┏━━
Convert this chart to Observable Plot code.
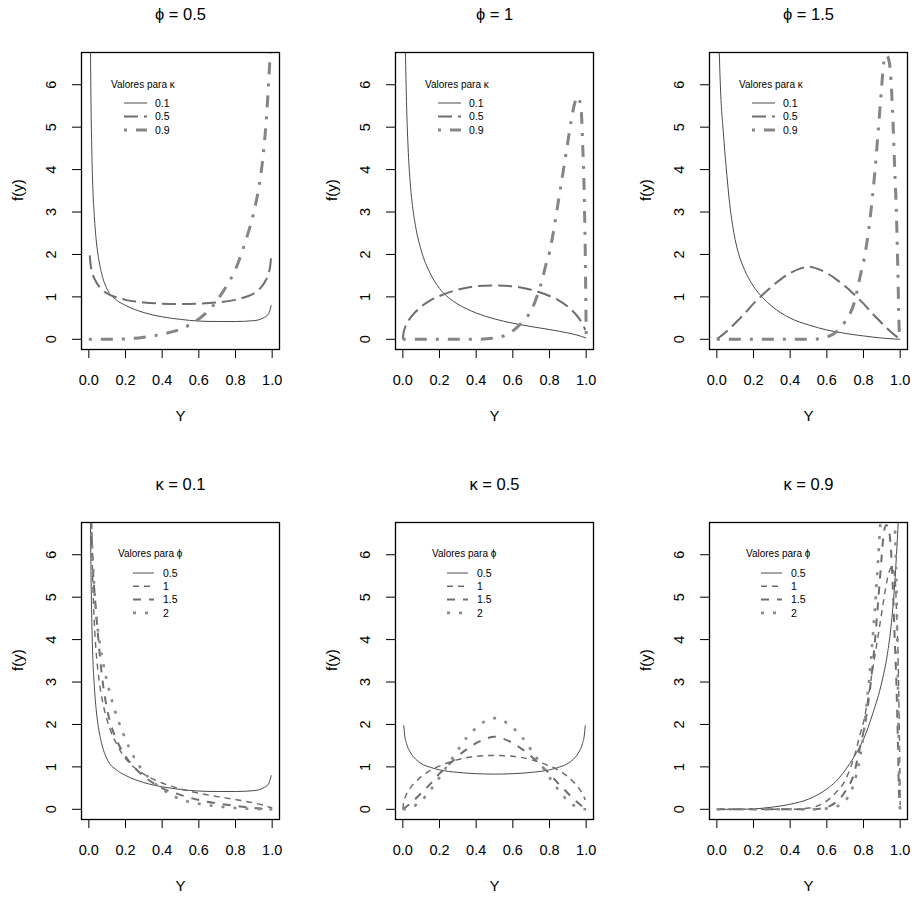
<!DOCTYPE html>
<html>
<head>
<meta charset="utf-8">
<script src="https://cdn.jsdelivr.net/npm/d3@7"></script>
<script src="https://cdn.jsdelivr.net/npm/@observablehq/plot@0.6"></script>
<style>
  body { margin: 0; background: #fff; font-family: "Liberation Sans", Arial, sans-serif; }
  #root { position: relative; width: 912px; height: 899px; overflow: hidden; background: #fff; }
  .panel { position: absolute; }
</style>
</head>
<body>
<div id="root"></div>
<script>
// ---------- tick values ----------
const xTicks = [0, 0.2, 0.4, 0.6, 0.8, 1.0];
const yTicks = [0, 1, 2, 3, 4, 5, 6];

// ---------- curves: [y, f(y)] ----------
// kappa = 0.1
const k01_p05 = [[0.009,6.8],[0.012,5.5],[0.016,4.5],[0.02,3.8],[0.03,2.9],[0.04,2.35],[0.05,2.0],[0.07,1.55],[0.1,1.18],[0.15,0.93],[0.2,0.8],[0.3,0.63],[0.4,0.53],[0.5,0.47],[0.6,0.43],[0.7,0.42],[0.8,0.42],[0.9,0.44],[0.95,0.5],[0.98,0.6],[0.995,0.8]];
const k01_p1  = [[0.014,6.8],[0.02,5.6],[0.03,4.4],[0.04,3.7],[0.05,3.25],[0.07,2.65],[0.1,2.1],[0.15,1.55],[0.2,1.2],[0.25,0.98],[0.3,0.83],[0.4,0.62],[0.5,0.48],[0.6,0.38],[0.7,0.3],[0.8,0.23],[0.9,0.15],[0.95,0.1],[1.0,0.03]];
const k01_p15 = [[0.013,6.8],[0.02,5.9],[0.035,4.9],[0.05,4.1],[0.07,3.2],[0.1,2.35],[0.12,2.0],[0.15,1.65],[0.2,1.25],[0.25,0.98],[0.3,0.78],[0.4,0.5],[0.5,0.34],[0.6,0.22],[0.7,0.14],[0.8,0.08],[0.9,0.03],[1.0,0]];
const k01_p2  = [[0.012,6.8],[0.02,6.0],[0.03,5.2],[0.04,4.6],[0.06,3.9],[0.08,3.4],[0.1,3.0],[0.13,2.5],[0.16,2.1],[0.2,1.65],[0.25,1.2],[0.3,0.88],[0.35,0.65],[0.4,0.48],[0.45,0.34],[0.5,0.24],[0.6,0.13],[0.7,0.07],[0.8,0.03],[0.9,0.01],[1.0,0]];
// kappa = 0.5
const k05_p05 = [[0.005,1.98],[0.01,1.75],[0.02,1.55],[0.04,1.35],[0.07,1.18],[0.1,1.08],[0.15,0.99],[0.2,0.93],[0.3,0.87],[0.4,0.84],[0.5,0.83],[0.6,0.84],[0.7,0.87],[0.8,0.93],[0.85,0.99],[0.9,1.08],[0.93,1.18],[0.96,1.35],[0.98,1.55],[0.99,1.75],[0.995,1.98]];
const k05_p1  = [[0,0],[0.005,0.18],[0.01,0.25],[0.02,0.36],[0.04,0.5],[0.07,0.65],[0.1,0.77],[0.15,0.92],[0.2,1.02],[0.3,1.17],[0.4,1.25],[0.5,1.27],[0.6,1.25],[0.7,1.17],[0.8,1.02],[0.85,0.92],[0.9,0.77],[0.93,0.65],[0.96,0.5],[0.98,0.36],[0.995,0.22]];
const k05_p15 = [[0,0],[0.05,0.17],[0.1,0.38],[0.15,0.6],[0.2,0.84],[0.25,1.05],[0.3,1.25],[0.35,1.42],[0.4,1.56],[0.45,1.66],[0.5,1.71],[0.55,1.66],[0.6,1.56],[0.65,1.42],[0.7,1.25],[0.75,1.05],[0.8,0.84],[0.85,0.6],[0.9,0.38],[0.95,0.17],[1.0,0]];
const k05_p2  = [[0,0],[0.05,0.05],[0.1,0.2],[0.15,0.45],[0.2,0.75],[0.25,1.08],[0.3,1.4],[0.35,1.7],[0.4,1.92],[0.45,2.08],[0.5,2.15],[0.55,2.08],[0.6,1.92],[0.65,1.7],[0.7,1.4],[0.75,1.08],[0.8,0.75],[0.85,0.45],[0.9,0.2],[0.95,0.05],[1.0,0]];
// kappa = 0.9
const k09_p05 = [[0,0],[0.1,0],[0.2,0.01],[0.3,0.05],[0.4,0.12],[0.5,0.24],[0.6,0.48],[0.65,0.66],[0.7,0.92],[0.75,1.25],[0.8,1.65],[0.85,2.25],[0.9,3.0],[0.93,3.65],[0.95,4.3],[0.97,5.3],[0.98,6.0],[0.99,6.8]];
const k09_p1  = [[0,0],[0.2,0],[0.4,0],[0.5,0.03],[0.55,0.08],[0.6,0.2],[0.65,0.4],[0.7,0.68],[0.735,1.05],[0.76,1.4],[0.78,1.75],[0.8,2.05],[0.82,2.5],[0.85,3.3],[0.88,4.1],[0.9,4.65],[0.92,5.2],[0.94,5.6],[0.955,5.72],[0.973,5.4],[0.98,4.7],[0.99,3.3],[0.996,1.7],[1.0,0.1]];
const k09_p15 = [[0,0],[0.3,0],[0.5,0],[0.55,0.01],[0.6,0.05],[0.65,0.17],[0.7,0.42],[0.75,0.87],[0.78,1.45],[0.81,2.05],[0.84,3.0],[0.86,3.85],[0.88,4.9],[0.9,6.0],[0.91,6.5],[0.925,6.7],[0.94,6.55],[0.954,5.8],[0.962,5.0],[0.97,4.05],[0.98,2.9],[0.987,1.7],[0.995,0.2],[1.0,0]];
const k09_p2  = [[0,0],[0.5,0],[0.6,0.02],[0.65,0.06],[0.7,0.2],[0.73,0.4],[0.76,0.8],[0.78,1.2],[0.8,1.75],[0.82,2.6],[0.84,3.5],[0.86,4.6],[0.88,5.9],[0.89,6.6],[0.9,7.2],[0.92,7.8],[0.94,8.0],[0.96,7.4],[0.97,6.8],[0.98,5.2],[0.987,3.2],[0.993,1.2],[1.0,0]];

// ---------- labels ----------
const kappaLabels = ["0.1", "0.5", "0.9"];
const phiLabels = ["0.5", "1", "1.5", "2"];
const topTitles = ["ϕ = 0.5", "ϕ = 1", "ϕ = 1.5"];
const bottomTitles = ["κ = 0.1", "κ = 0.5", "κ = 0.9"];

// ---------- styles ----------
const S = {
  solid:    {stroke: "#4a4a4a", strokeWidth: 1},
  longdash: {stroke: "#6e6e6e", strokeWidth: 2, strokeDasharray: "14,6"},
  dotdash:  {stroke: "#858585", strokeWidth: 3, strokeDasharray: "3,9,12,9"},
  dash:     {stroke: "#6a6a6a", strokeWidth: 1.4, strokeDasharray: "6,5"},
  dash2:    {stroke: "#6e6e6e", strokeWidth: 2, strokeDasharray: "8,8"},
  dot:      {stroke: "#8a8a8a", strokeWidth: 2.6, strokeDasharray: "3,9"}
};
const topStyles = [S.solid, S.longdash, S.dotdash];
const bottomStyles = [S.solid, S.dash, S.dash2, S.dot];

const panels = [
  {left: 0,   top: 0,   title: topTitles[0], legTitle: "Valores para κ", labels: kappaLabels, styles: topStyles, curves: [k01_p05, k05_p05, k09_p05], leg: "top"},
  {left: 314, top: 0,   title: topTitles[1], legTitle: "Valores para κ", labels: kappaLabels, styles: topStyles, curves: [k01_p1, k05_p1, k09_p1], leg: "top"},
  {left: 628, top: 0,   title: topTitles[2], legTitle: "Valores para κ", labels: kappaLabels, styles: topStyles, curves: [k01_p15, k05_p15, k09_p15], leg: "top"},
  {left: 0,   top: 470, title: bottomTitles[0], legTitle: "Valores para ϕ", labels: phiLabels, styles: bottomStyles, curves: [k01_p05, k01_p1, k01_p15, k01_p2], leg: "bottom"},
  {left: 314, top: 470, title: bottomTitles[1], legTitle: "Valores para ϕ", labels: phiLabels, styles: bottomStyles, curves: [k05_p05, k05_p1, k05_p15, k05_p2], leg: "bottom"},
  {left: 628, top: 470, title: bottomTitles[2], legTitle: "Valores para ϕ", labels: phiLabels, styles: bottomStyles, curves: [k09_p05, k09_p1, k09_p15, k09_p2], leg: "bottom"}
];

const ML = 81, MR = 5, MT = 52, MB = 80, W = 284, H = 429;
const FONT = "'Liberation Sans', Arial, Helvetica, sans-serif";

const legendLayout = {
  top:    {titleX: 30, x1: 43, x2: 66, textX: 74, titleY: 32, rowY0: 51, rowStep: 13.5},
  bottom: {titleX: 37, x1: 52, x2: 73, textX: 82, titleY: 31, rowY0: 51, rowStep: 13.3}
};

const root = document.getElementById("root");

for (const p of panels) {
  const marks = [
    ...p.curves.map((c, i) => Plot.line(c, {
      x: d => d[0], y: d => d[1], curve: "monotone-x", clip: true,
      strokeLinecap: "butt", strokeLinejoin: "round", ...p.styles[i]
    })),
    Plot.frame({stroke: "#000", strokeWidth: 1.3}),
    Plot.axisX({ticks: xTicks, tickSize: 9, tickPadding: 16, tickFormat: d => d.toFixed(1), fontSize: 14.5, label: null}),
    Plot.axisY({ticks: yTicks, tickSize: 9, tickPadding: 17, tickRotate: -90, tickFormat: d => String(d), fontSize: 14.5, label: null}),
    Plot.text([p.title], {frameAnchor: "top", dy: -44, text: d => d, fontSize: 16.5}),
    Plot.text(["Y"], {frameAnchor: "bottom", dy: 71, text: d => d, fontSize: 15}),
    Plot.text(["f(y)"], {frameAnchor: "left", dx: -63, rotate: -90, text: d => d, fontSize: 15})
  ];
  const chart = Plot.plot({
    width: W, height: H,
    marginLeft: ML, marginRight: MR, marginTop: MT, marginBottom: MB,
    x: {domain: [-0.04, 1.04]},
    y: {domain: [-0.24, 6.76]},
    style: {fontFamily: FONT, color: "#000", background: "transparent", overflow: "visible"},
    marks
  });

  // legend (R-style, inside the plot box)
  const L = legendLayout[p.leg];
  const g = d3.select(chart).append("g")
    .attr("transform", `translate(${ML},${MT})`)
    .attr("font-family", FONT).attr("font-size", 10).attr("fill", "#000")
    .attr("text-anchor", "start");
  g.append("text").attr("x", L.titleX).attr("y", L.titleY).attr("dy", "0.35em")
    .attr("text-anchor", "start").text(p.legTitle);
  p.labels.forEach((lab, i) => {
    const y = L.rowY0 + i * L.rowStep;
    const st = p.styles[i];
    g.append("line").attr("x1", L.x1).attr("x2", L.x2).attr("y1", y).attr("y2", y)
      .attr("stroke", st.stroke).attr("stroke-width", st.strokeWidth)
      .attr("stroke-dasharray", st.strokeDasharray || null).attr("stroke-linecap", "butt");
    g.append("text").attr("x", L.textX).attr("y", y).attr("dy", "0.35em")
      .attr("text-anchor", "start").attr("font-size", 10.5).text(lab);
  });

  const div = document.createElement("div");
  div.className = "panel";
  div.style.left = p.left + "px";
  div.style.top = p.top + "px";
  div.appendChild(chart);
  root.appendChild(div);
}
</script>
</body>
</html>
┗━━
What is asked ->
Pictures excluded, repeat exactly the lines from the top of the material through the line with "const yTicks = [0, 1, 2, 3, 4, 5, 6];", including both of those lines.

Task response ->
Convert this chart to Observable Plot code.
<!DOCTYPE html>
<html>
<head>
<meta charset="utf-8">
<script src="https://cdn.jsdelivr.net/npm/d3@7"></script>
<script src="https://cdn.jsdelivr.net/npm/@observablehq/plot@0.6"></script>
<style>
  body { margin: 0; background: #fff; font-family: "Liberation Sans", Arial, sans-serif; }
  #root { position: relative; width: 912px; height: 899px; overflow: hidden; background: #fff; }
  .panel { position: absolute; }
</style>
</head>
<body>
<div id="root"></div>
<script>
// ---------- tick values ----------
const xTicks = [0, 0.2, 0.4, 0.6, 0.8, 1.0];
const yTicks = [0, 1, 2, 3, 4, 5, 6];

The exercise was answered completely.